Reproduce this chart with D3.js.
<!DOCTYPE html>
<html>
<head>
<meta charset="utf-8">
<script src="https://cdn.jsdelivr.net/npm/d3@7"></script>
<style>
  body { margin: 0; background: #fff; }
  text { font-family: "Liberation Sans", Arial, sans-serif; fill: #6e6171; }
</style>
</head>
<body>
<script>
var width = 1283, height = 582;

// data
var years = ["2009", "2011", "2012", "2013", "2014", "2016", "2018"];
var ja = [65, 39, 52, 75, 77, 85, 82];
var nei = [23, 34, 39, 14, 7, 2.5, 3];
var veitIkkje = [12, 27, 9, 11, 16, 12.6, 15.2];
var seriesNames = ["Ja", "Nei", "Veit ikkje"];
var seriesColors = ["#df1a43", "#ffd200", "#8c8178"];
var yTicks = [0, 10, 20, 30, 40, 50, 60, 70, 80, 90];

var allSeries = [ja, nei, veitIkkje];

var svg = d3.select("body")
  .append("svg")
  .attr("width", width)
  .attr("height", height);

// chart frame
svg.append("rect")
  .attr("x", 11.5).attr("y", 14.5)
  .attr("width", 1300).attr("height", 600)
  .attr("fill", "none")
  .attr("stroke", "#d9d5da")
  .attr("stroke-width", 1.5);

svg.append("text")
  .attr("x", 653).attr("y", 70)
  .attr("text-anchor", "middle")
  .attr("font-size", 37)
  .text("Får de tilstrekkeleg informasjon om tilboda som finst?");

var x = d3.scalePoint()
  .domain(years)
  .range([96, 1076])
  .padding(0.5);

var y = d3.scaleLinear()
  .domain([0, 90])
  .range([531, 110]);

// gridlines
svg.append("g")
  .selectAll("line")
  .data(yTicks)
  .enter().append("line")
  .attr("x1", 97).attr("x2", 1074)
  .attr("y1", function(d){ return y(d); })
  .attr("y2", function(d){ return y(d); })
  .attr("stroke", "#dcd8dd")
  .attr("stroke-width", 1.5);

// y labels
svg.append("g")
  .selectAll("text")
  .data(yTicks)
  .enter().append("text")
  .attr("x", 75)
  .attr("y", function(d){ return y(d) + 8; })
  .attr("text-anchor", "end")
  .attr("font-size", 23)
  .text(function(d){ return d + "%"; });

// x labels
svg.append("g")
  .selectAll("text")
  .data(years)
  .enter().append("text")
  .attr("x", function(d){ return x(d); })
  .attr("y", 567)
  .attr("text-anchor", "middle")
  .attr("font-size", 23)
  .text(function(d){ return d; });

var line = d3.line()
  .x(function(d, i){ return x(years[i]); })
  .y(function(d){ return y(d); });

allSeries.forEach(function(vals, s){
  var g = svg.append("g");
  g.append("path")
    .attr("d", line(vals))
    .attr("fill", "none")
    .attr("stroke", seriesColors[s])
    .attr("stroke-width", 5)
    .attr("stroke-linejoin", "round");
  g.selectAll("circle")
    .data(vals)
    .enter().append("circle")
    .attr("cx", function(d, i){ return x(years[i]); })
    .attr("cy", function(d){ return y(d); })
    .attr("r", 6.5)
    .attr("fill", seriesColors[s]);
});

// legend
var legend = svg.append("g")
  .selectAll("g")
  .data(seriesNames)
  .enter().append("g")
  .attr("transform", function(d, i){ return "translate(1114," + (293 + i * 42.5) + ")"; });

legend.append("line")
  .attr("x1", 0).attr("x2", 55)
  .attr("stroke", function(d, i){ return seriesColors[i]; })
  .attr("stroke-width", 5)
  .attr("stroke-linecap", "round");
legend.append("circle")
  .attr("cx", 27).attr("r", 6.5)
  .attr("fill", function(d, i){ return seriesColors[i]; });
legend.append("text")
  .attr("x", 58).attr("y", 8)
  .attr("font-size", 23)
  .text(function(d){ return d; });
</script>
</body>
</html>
◇ ◇ ◇ ◇ ◇ ◇ ◇
§ GIVEN TASK
Output all of the data again. Match it exactly.

§ TASK RESPONSE
Reproduce this chart with D3.js.
<!DOCTYPE html>
<html>
<head>
<meta charset="utf-8">
<script src="https://cdn.jsdelivr.net/npm/d3@7"></script>
<style>
  body { margin: 0; background: #fff; }
  text { font-family: "Liberation Sans", Arial, sans-serif; fill: #6e6171; }
</style>
</head>
<body>
<script>
var width = 1283, height = 582;

// data
var years = ["2009", "2011", "2012", "2013", "2014", "2016", "2018"];
var ja = [65, 39, 52, 75, 77, 85, 82];
var nei = [23, 34, 39, 14, 7, 2.5, 3];
var veitIkkje = [12, 27, 9, 11, 16, 12.6, 15.2];
var seriesNames = ["Ja", "Nei", "Veit ikkje"];
var seriesColors = ["#df1a43", "#ffd200", "#8c8178"];
var yTicks = [0, 10, 20, 30, 40, 50, 60, 70, 80, 90];

var allSeries = [ja, nei, veitIkkje];

var svg = d3.select("body")
  .append("svg")
  .attr("width", width)
  .attr("height", height);

// chart frame
svg.append("rect")
  .attr("x", 11.5).attr("y", 14.5)
  .attr("width", 1300).attr("height", 600)
  .attr("fill", "none")
  .attr("stroke", "#d9d5da")
  .attr("stroke-width", 1.5);

svg.append("text")
  .attr("x", 653).attr("y", 70)
  .attr("text-anchor", "middle")
  .attr("font-size", 37)
  .text("Får de tilstrekkeleg informasjon om tilboda som finst?");

var x = d3.scalePoint()
  .domain(years)
  .range([96, 1076])
  .padding(0.5);

var y = d3.scaleLinear()
  .domain([0, 90])
  .range([531, 110]);

// gridlines
svg.append("g")
  .selectAll("line")
  .data(yTicks)
  .enter().append("line")
  .attr("x1", 97).attr("x2", 1074)
  .attr("y1", function(d){ return y(d); })
  .attr("y2", function(d){ return y(d); })
  .attr("stroke", "#dcd8dd")
  .attr("stroke-width", 1.5);

// y labels
svg.append("g")
  .selectAll("text")
  .data(yTicks)
  .enter().append("text")
  .attr("x", 75)
  .attr("y", function(d){ return y(d) + 8; })
  .attr("text-anchor", "end")
  .attr("font-size", 23)
  .text(function(d){ return d + "%"; });

// x labels
svg.append("g")
  .selectAll("text")
  .data(years)
  .enter().append("text")
  .attr("x", function(d){ return x(d); })
  .attr("y", 567)
  .attr("text-anchor", "middle")
  .attr("font-size", 23)
  .text(function(d){ return d; });

var line = d3.line()
  .x(function(d, i){ return x(years[i]); })
  .y(function(d){ return y(d); });

allSeries.forEach(function(vals, s){
  var g = svg.append("g");
  g.append("path")
    .attr("d", line(vals))
    .attr("fill", "none")
    .attr("stroke", seriesColors[s])
    .attr("stroke-width", 5)
    .attr("stroke-linejoin", "round");
  g.selectAll("circle")
    .data(vals)
    .enter().append("circle")
    .attr("cx", function(d, i){ return x(years[i]); })
    .attr("cy", function(d){ return y(d); })
    .attr("r", 6.5)
    .attr("fill", seriesColors[s]);
});

// legend
var legend = svg.append("g")
  .selectAll("g")
  .data(seriesNames)
  .enter().append("g")
  .attr("transform", function(d, i){ return "translate(1114," + (293 + i * 42.5) + ")"; });

legend.append("line")
  .attr("x1", 0).attr("x2", 55)
  .attr("stroke", function(d, i){ return seriesColors[i]; })
  .attr("stroke-width", 5)
  .attr("stroke-linecap", "round");
legend.append("circle")
  .attr("cx", 27).attr("r", 6.5)
  .attr("fill", function(d, i){ return seriesColors[i]; });
legend.append("text")
  .attr("x", 58).attr("y", 8)
  .attr("font-size", 23)
  .text(function(d){ return d; });
</script>
</body>
</html>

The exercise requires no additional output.